In stark contrast to that prim and proper calling card is the fandango movement that Boccherini liked so well he utilized twice, once in his cello quintet G. 341(from which the arrangement on this program is derived) and also as the concluding movement of his guitar quintet no. 4, G. 448. The prolific Italian composer (he wrote hundreds of works) arrived in Madrid after a short time in Vienna, finding work as a court musician and composer in each city. Spain would be the country where he remained until his death, and its influence is permanently reflected in the fandango, a Spanish dance in triple meter of a hypnotic, sensual, nature punctuated by the rhythm of castanets.
Wolfgang Amadeus Mozart (1756-1791) :: Ein Musikalischer Spass
Leonard Bernstein, in one of his beloved Young People’s Concerts, explores the question “What makes music funny?” Noting Bernstein’s observation that a joke isn’t funny after it is explained, perhaps it’s of service to pause here and recommend that you, the listener, refrain from reading this note until after the Mozart has finished. After all, this is Mozart’s musical joke.
In that presentation, Bernstein points out that “humor in music...[has] got to be funny for musical reasons.” The punch lines in Mozart’s work emerge when things seemingly go “wrong” with what we expect as far as craft and skill.

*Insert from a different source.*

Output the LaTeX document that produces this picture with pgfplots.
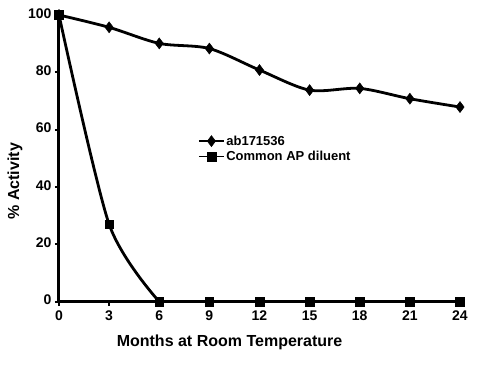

In this spoof of a divertimento (a genre of music for divertissement—pure entertainment), there are perhaps sly references to amateur musicians unable to play in tune (he originally titled the work, “The Village Band”), and certainly on compositional conventions and rules (mock “improper” uses of chord progressions, unsuccessful counterpoint). Comedy, as they say, is tragedy at a distance. Being Mozart, all this is integrated alongside some truly beautiful melodies.
—Kathryn J Allwine Bacasmot
Kathryn J Allwine Bacasmot is a pianist/harpsichordist, musicologist, music & cultural critic, and freelance writer. She is a graduate of New England Conservatory, and writes program annotations for ensembles nationwide.